Autant de questions auxquelles l’exécutif français ainsi que la Commission européenne doivent répondre au plus vite. Puisqu’Emmanuel Macron doit rencontrer Ursula Von der Leyen ce 1er février à Bruxelles, en marge du Conseil européen, c’est le moment d’obtenir non pas seulement le report des négociations UE-Mercosur, mais un moratoire général sur les nouveaux accords et un réexamen de l’ensemble des accords existants comme le réclame à juste titre la Confédération paysanne pour protéger le monde paysan.
Citations d’organisations membres du collectif Stop Mercosur :
Pour la Confédération paysanne, dans un appel rendu public ce lundi 25 janvier, « la première des mesures serait de réclamer conjointement l’arrêt des accords de libre-échange et la suspension immédiate de toutes les négociations, dont l’accord avec le Mercosur*, car ils mettent en concurrence les agriculteurs et agricultrices à travers le monde, et nous empêchent de nous rémunérer au juste prix ».
Pour Nicolas Roux d’Attac France, « la suspension des négociations aurait été une bonne nouvelle corroborant nos analyses sur la nature nocive et désuète de cet accord de libre-échange. Que les discussions, mêmes techniques, se poursuivent derrière portes closes quand la colère des agriculteurs s’exprime n’est pas acceptable. ».
Pour la CGT, « l’annonce selon laquelle la France n’est pas favorable à la signature de l’accord de libre-échange avec le Mercosur est positive, mais néanmoins ambiguë car la France n’annonce pas qu’elle interrompt les négociations », poursuivant ainsi : « des convergences sont à construire sur des objectifs émancipateurs et de coopération au niveau national et international, et pas sur l’accompagnement du capitalisme et l’assujettissement de l’agriculture aux lois du marché. Ces convergences peuvent être construites avec les forces progressistes et populaires, y compris agricoles et écologistes ».

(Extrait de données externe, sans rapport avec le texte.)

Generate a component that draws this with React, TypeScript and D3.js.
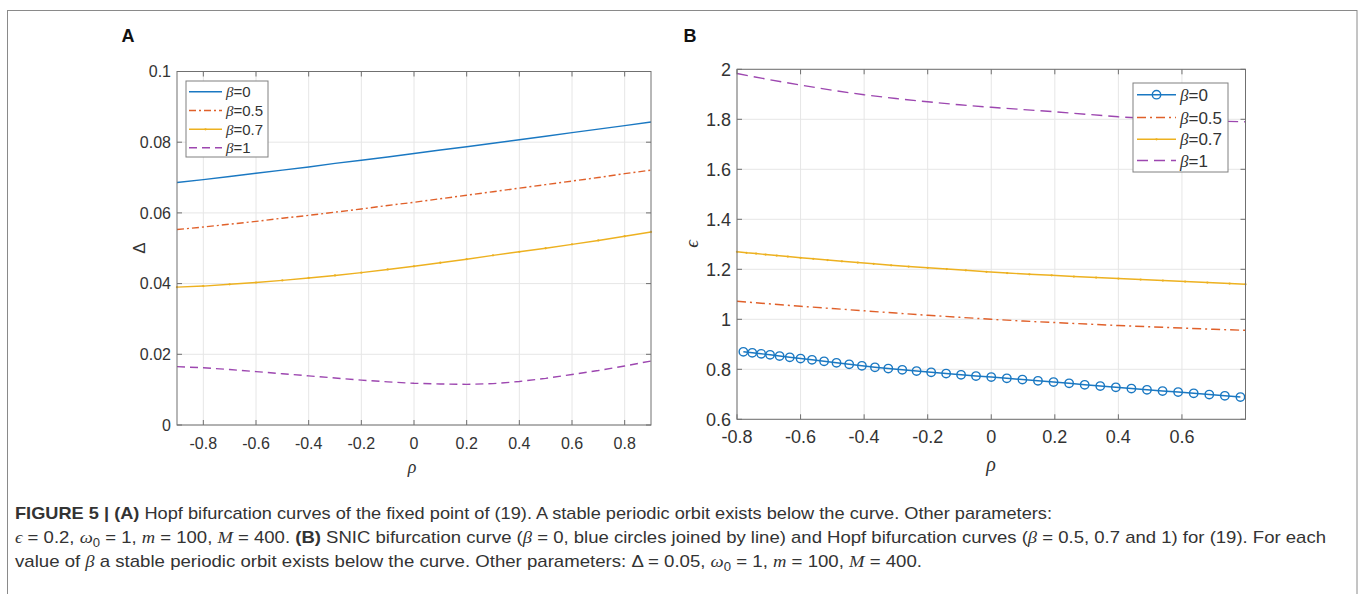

Pour Maxime Combes, économiste à l’Aitec, « cette annonce de l’Elysée démentie par la Commission européenne jette de l’huile sur le feu et illustre les limites d’un exécutif qui communique plus qu’il n’agit : cet accord UE-Mercosur n’est pas une fatalité et la France peut, et doit, intervenir au niveau du Conseil pour dénoncer le mandat de négociation dont dispose la Commission européenne, qui date de 1999 et qui est totalement anachronique ».